Tour leaders say that it is unfair to cast aspersions on Singaporeans alone because most people take things like toiletries, no matter their nationality.
Slippers, rolls of toilet paper, newspapers are fair game.
Though sometimes, admit the tour leaders, they have had to deal with situations when bigger items are swiped.
Freelance tour leader, Mr Vincent Ng, says that he has had to tactfully coax tour members to return the items taken.at Lotte Hotel World in Seoul, South Korea. The six-star hotel has several “character floors” where rooms are adorned with cute soft toys.
“Many people are tempted to take the soft toys. We have to tell them they can purchase it from the hotel counter but don’t take those in the rooms. If I don’t tell them, there will be things missing the next morning,” he says.
Once, a guest made off with leather bedroom slippers and leather pad holder in a hotel in Taiwan. Mr Ng had to retrieve them from the tour member when told about the missing items by the hotel.
The practice doesn’t stop at hotels. Some guests made off with small pillows, blankets and shot glasses from the airplane flights.
Mr Ng himself sheepishly admits that he once took a blanket from the flight as he had forgotten to pack a jacket along for the trip to Penguin Island in Australia.
But he noted that these incidences have gone down in recent years, as Singaporean travellers become more well-travelled. Mr Ng says: “They don’t bring rubbish home these days. They will rather shop and maximise their weight limit.”
Plus, if things are taken, it’s mostly harmless things: To prevent misunderstandings, he asks hotels to lock up the mini bar in the room, and disconnect pay television channels and IDD calls.
Singaporean travellers we spoke to think it is okay to take items meant for guests.
Logistics executive, Miss Maudrene Lim, 37, still keeps a Mont Blanc-like ballpoint pen made of metal that she took during a trip to Seoul in 2013.
She says: “The design is very nice and it is very smooth to write with.
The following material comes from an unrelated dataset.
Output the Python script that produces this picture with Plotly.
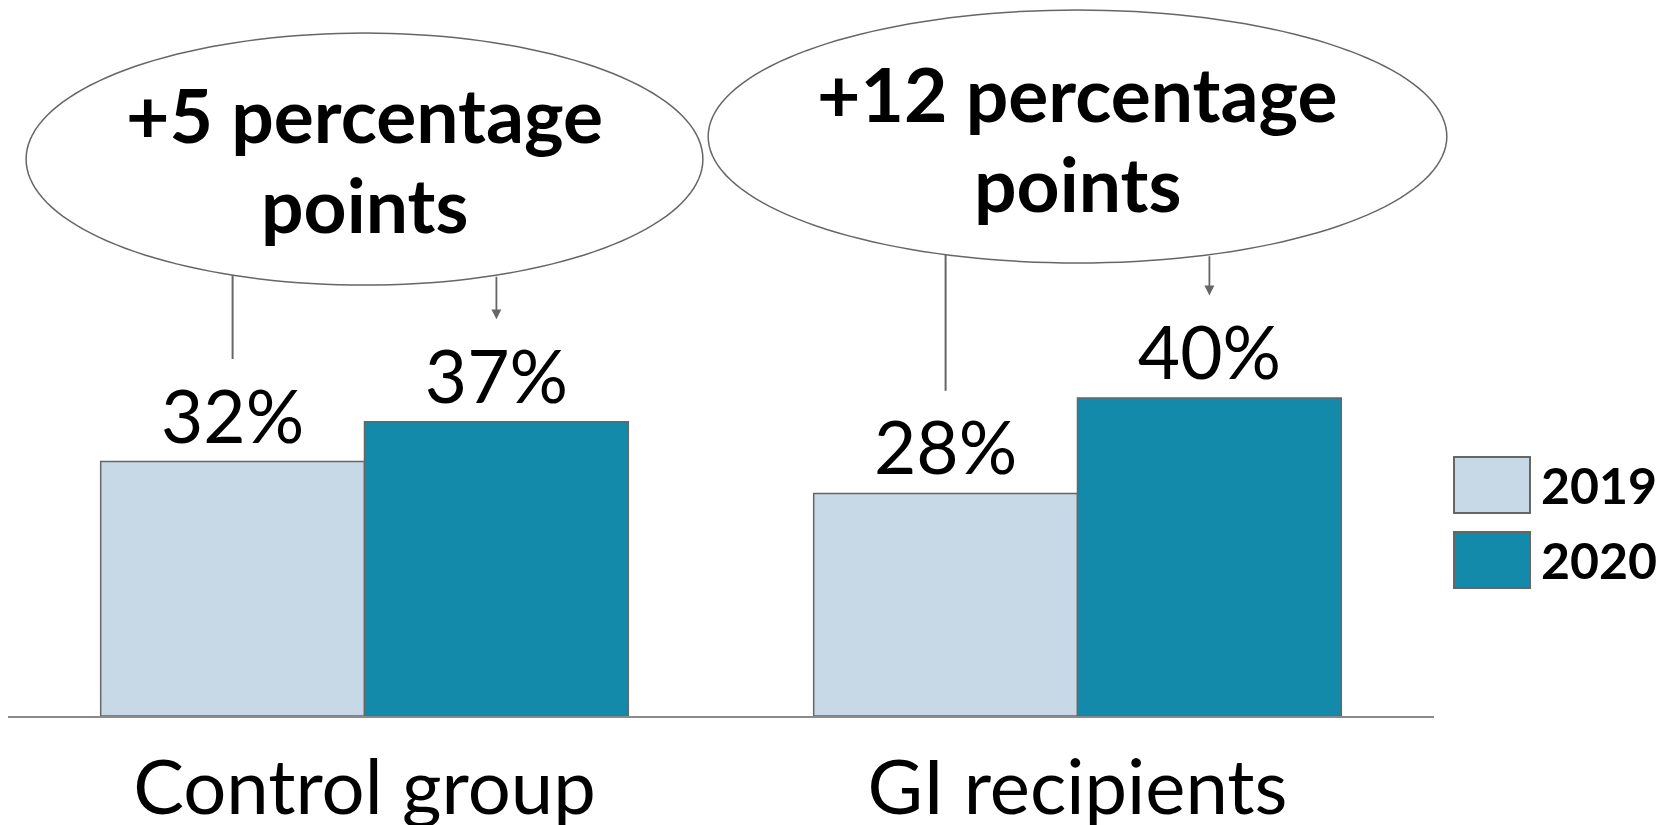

I think the pen is complimentary and I don’t consider it stealing. It is unlike taking towels or bathrobes, which are chargeable. As long as it is not chargeable, it is not stealing.”
She says that she takes sachets of coffee and tea, toiletries and sewing kits.
Business traveller, Mr Ryan Koh, 47, a managing director of a company here, says he takes the disposable slippers, toiletries and pen.
He says: “I don’t take things that is not supposed to be taken. I take them because I need to use them.”